EXERCISE
Check every line of the material below for the string "this", and return the ones that have it.

(Data records)
>> BEGIN

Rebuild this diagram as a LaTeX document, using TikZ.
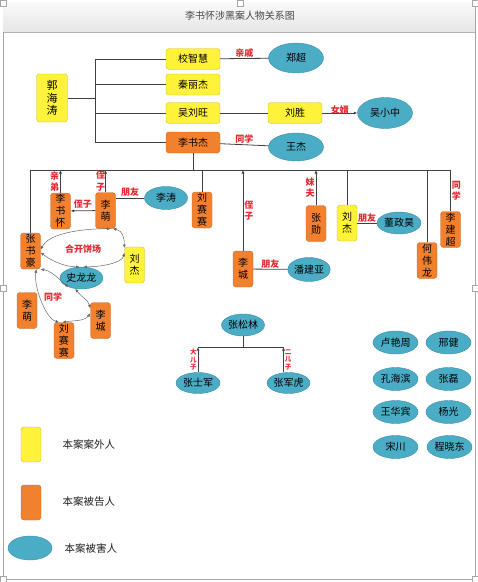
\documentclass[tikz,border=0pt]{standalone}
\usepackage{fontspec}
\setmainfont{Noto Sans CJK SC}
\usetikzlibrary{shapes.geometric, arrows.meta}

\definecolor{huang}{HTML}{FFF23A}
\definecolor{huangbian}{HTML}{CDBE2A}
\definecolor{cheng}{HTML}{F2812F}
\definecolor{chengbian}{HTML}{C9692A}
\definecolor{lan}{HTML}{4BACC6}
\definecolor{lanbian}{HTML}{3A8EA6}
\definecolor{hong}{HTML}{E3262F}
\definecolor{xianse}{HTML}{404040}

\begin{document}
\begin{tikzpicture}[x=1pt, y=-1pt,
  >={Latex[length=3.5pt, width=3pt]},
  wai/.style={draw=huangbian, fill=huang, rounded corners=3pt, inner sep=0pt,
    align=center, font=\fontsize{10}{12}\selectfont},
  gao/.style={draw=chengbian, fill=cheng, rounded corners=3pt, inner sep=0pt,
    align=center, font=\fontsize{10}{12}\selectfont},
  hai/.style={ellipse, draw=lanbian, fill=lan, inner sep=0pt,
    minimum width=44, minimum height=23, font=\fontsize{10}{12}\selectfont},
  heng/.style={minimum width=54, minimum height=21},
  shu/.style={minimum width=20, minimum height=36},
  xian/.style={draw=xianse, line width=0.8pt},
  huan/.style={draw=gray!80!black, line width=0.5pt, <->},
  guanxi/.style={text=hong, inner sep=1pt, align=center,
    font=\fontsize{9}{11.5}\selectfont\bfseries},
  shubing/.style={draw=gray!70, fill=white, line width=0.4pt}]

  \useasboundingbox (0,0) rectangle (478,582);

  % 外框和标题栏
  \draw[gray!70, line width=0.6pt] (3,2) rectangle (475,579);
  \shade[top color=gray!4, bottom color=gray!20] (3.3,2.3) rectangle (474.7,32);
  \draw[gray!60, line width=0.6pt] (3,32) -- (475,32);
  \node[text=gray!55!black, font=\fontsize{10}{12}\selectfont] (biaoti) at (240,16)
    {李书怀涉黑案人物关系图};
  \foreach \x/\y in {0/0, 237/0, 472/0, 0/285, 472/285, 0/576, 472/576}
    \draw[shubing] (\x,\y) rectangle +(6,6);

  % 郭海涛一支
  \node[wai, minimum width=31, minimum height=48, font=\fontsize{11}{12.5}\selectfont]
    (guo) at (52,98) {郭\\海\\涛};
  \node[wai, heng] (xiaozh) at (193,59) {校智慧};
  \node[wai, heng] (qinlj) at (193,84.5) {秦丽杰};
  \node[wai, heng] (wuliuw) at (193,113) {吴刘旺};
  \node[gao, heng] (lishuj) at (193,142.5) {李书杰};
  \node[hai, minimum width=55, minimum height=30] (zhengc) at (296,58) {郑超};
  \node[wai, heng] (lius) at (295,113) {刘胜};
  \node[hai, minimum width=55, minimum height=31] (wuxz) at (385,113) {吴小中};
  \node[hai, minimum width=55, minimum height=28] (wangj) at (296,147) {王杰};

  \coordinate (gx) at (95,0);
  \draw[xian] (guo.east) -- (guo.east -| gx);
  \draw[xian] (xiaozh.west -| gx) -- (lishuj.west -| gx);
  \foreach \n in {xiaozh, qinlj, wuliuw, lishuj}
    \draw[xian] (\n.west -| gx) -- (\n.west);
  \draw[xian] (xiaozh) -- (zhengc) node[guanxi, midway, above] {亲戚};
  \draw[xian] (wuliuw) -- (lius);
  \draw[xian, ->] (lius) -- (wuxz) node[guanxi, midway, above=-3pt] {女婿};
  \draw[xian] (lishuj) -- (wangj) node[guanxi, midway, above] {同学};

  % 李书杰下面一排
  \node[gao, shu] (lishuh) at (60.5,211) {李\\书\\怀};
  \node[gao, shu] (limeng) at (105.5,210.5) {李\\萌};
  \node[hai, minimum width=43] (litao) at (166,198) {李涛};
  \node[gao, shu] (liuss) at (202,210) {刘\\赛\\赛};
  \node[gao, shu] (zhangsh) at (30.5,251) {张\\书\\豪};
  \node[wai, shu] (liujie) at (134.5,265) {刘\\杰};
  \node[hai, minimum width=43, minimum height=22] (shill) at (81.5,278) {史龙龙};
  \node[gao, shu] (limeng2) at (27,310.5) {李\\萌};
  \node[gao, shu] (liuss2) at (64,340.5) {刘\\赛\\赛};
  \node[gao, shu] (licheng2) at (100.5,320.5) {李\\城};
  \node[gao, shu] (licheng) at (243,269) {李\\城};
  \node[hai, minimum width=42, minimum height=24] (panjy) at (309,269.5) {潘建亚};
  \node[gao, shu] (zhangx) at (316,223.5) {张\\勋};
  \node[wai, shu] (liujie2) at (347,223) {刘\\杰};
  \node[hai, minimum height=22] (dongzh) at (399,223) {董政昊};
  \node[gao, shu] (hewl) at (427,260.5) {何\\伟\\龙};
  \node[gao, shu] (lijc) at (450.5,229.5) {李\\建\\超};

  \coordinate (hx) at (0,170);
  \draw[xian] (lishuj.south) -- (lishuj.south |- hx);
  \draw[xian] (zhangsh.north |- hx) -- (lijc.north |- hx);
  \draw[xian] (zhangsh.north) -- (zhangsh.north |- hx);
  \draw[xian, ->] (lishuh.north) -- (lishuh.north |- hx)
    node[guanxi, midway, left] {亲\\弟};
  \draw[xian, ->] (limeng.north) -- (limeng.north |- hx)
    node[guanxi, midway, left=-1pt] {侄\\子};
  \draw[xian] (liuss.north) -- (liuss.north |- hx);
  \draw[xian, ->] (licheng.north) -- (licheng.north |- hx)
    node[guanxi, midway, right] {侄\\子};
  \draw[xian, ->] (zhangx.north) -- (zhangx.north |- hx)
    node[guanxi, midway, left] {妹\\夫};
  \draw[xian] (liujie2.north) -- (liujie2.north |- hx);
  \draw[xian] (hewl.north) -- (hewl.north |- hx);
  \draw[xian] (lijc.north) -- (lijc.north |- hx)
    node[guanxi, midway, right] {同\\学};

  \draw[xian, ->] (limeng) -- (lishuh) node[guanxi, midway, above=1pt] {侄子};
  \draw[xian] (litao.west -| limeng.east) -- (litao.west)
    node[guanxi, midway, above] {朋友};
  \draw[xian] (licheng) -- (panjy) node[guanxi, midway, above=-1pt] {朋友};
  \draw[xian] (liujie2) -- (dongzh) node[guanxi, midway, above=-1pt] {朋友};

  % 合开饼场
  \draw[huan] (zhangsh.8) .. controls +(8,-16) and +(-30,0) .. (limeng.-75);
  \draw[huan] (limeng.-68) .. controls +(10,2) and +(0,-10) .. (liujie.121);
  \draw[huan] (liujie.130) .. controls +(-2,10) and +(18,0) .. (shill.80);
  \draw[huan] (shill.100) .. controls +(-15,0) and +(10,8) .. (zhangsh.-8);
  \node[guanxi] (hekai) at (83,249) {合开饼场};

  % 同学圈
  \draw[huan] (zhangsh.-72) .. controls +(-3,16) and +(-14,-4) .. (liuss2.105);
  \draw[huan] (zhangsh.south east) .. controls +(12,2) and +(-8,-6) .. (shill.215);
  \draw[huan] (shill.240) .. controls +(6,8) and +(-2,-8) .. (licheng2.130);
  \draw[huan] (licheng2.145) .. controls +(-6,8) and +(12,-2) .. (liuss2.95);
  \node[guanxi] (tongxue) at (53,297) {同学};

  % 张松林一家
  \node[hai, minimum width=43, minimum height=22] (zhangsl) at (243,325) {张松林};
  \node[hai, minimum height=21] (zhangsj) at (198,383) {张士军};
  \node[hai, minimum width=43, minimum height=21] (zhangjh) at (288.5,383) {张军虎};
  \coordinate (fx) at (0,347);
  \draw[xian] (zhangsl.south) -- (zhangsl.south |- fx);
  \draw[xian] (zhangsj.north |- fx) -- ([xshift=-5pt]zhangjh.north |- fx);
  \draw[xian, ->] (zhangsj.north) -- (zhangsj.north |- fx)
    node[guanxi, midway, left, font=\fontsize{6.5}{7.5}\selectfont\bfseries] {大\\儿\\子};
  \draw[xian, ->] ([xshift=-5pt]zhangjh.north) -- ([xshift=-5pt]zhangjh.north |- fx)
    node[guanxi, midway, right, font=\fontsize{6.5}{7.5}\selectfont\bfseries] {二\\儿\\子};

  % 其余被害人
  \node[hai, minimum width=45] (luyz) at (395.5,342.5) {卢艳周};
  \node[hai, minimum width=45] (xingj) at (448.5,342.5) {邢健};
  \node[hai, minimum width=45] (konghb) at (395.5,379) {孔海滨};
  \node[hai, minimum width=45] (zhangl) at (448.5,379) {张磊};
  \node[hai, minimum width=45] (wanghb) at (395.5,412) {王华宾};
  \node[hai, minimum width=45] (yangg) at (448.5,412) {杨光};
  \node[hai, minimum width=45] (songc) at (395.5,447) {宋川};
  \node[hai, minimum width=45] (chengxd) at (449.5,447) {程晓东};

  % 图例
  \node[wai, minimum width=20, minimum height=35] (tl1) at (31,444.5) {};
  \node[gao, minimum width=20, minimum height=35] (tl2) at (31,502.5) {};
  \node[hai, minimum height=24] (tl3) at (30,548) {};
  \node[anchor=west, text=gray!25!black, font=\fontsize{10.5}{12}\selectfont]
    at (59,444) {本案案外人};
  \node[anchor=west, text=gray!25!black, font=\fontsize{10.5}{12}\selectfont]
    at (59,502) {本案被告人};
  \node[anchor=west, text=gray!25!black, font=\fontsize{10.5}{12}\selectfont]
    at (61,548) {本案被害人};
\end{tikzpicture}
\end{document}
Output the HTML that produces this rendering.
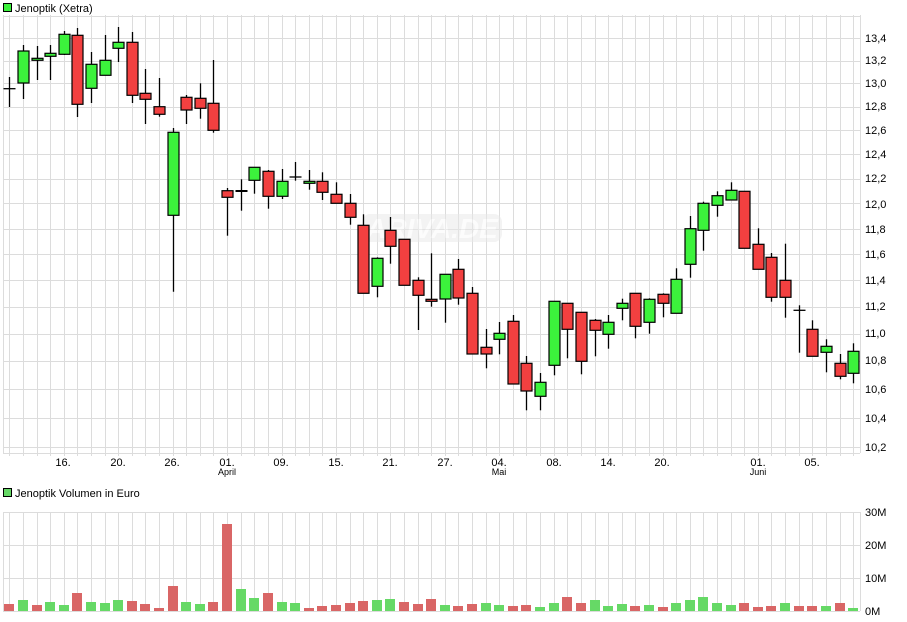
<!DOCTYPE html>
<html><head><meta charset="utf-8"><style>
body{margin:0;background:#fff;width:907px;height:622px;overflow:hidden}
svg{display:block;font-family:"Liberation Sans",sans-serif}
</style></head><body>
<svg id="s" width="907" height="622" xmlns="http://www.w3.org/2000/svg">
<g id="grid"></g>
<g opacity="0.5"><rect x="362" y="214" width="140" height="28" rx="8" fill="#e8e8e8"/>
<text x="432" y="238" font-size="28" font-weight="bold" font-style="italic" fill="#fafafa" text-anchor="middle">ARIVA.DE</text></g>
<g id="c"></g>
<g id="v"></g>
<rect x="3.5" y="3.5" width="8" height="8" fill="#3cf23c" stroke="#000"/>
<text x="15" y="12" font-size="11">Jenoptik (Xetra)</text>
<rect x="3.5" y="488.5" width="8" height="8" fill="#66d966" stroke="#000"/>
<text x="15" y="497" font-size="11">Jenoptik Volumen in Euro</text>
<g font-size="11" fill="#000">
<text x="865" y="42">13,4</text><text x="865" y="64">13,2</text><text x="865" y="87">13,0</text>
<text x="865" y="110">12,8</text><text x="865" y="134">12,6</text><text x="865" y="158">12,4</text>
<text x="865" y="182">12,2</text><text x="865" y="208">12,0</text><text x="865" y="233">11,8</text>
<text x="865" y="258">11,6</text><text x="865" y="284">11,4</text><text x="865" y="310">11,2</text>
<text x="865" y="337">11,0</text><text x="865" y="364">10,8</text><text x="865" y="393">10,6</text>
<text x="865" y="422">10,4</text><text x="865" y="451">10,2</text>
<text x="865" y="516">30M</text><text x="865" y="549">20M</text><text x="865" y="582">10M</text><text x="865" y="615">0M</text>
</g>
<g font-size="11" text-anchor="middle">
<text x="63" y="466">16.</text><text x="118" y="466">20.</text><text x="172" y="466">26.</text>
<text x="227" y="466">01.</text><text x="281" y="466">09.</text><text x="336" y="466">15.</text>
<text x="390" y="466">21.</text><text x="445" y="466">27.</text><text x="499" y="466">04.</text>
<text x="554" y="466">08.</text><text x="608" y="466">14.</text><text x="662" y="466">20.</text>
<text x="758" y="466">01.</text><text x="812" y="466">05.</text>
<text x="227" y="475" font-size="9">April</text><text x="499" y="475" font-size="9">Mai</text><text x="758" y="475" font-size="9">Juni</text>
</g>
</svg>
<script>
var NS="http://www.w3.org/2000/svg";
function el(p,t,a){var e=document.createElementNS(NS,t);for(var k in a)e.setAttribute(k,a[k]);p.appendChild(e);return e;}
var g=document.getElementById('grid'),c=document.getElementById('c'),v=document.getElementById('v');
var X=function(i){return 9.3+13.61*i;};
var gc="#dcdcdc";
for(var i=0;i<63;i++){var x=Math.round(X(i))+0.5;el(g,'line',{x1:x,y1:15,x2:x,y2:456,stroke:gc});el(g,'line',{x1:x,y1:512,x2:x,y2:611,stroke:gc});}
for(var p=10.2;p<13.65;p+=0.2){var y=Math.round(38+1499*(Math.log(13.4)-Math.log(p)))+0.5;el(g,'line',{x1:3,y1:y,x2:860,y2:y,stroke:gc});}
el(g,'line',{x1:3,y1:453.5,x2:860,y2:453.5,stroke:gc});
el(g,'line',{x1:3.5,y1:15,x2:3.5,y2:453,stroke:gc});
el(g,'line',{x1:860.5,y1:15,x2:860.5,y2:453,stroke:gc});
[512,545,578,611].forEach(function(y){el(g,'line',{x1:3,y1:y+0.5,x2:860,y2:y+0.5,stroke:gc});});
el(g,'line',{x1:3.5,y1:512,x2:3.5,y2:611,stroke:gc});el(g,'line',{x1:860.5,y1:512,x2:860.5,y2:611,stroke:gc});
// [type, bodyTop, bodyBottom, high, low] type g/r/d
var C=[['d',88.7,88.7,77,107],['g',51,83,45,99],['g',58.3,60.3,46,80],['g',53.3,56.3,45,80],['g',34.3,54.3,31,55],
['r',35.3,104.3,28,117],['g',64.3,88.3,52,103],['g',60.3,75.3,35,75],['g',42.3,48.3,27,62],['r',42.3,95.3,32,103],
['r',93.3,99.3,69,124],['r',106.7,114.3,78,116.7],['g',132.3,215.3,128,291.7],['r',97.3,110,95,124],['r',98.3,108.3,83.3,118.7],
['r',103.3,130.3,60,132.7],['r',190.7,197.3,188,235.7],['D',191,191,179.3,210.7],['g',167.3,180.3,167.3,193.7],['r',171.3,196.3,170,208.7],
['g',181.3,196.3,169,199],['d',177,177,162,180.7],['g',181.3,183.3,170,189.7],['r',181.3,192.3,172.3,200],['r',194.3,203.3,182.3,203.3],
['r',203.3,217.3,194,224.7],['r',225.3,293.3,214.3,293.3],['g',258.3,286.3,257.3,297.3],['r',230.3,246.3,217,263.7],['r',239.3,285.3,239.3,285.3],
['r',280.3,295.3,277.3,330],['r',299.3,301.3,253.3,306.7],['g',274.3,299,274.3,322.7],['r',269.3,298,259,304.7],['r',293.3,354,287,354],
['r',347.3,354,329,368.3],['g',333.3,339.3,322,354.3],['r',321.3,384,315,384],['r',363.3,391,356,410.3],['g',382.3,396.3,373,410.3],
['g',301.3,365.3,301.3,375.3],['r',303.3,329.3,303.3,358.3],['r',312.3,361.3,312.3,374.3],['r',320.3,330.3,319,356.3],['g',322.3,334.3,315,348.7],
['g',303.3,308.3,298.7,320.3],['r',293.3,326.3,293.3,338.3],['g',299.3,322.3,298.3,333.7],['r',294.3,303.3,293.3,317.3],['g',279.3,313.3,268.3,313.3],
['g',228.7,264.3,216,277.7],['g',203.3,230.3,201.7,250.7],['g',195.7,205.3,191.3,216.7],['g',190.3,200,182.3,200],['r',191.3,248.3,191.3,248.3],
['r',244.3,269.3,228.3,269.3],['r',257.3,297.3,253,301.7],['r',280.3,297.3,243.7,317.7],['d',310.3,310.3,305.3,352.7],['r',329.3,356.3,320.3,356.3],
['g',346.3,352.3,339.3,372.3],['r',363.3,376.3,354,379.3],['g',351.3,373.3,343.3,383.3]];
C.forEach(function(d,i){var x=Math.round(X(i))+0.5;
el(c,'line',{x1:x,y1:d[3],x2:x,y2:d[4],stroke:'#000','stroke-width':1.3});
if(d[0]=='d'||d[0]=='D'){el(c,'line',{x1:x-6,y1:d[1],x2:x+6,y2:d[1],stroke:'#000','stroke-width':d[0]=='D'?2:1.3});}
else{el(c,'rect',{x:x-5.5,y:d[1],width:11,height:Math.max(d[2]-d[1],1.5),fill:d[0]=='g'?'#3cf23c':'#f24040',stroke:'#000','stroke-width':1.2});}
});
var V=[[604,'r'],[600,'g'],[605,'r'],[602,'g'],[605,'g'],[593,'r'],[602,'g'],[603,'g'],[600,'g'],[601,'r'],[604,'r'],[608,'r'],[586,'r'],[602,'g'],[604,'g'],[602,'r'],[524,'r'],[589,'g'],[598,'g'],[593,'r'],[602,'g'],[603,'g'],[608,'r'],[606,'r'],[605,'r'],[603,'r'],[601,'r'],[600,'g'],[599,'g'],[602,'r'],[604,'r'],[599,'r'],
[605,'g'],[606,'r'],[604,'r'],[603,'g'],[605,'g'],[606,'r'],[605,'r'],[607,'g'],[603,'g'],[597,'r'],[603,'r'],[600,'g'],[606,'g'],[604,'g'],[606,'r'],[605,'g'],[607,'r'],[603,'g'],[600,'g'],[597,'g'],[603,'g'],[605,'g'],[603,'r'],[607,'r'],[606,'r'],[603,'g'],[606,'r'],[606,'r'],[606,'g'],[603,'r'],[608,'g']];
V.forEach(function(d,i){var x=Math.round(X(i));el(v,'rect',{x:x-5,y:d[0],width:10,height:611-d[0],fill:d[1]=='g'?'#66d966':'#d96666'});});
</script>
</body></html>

>> END

EXERCISE RESPONSE
Rebuild this diagram as a LaTeX document, using TikZ.
Output the HTML that produces this rendering.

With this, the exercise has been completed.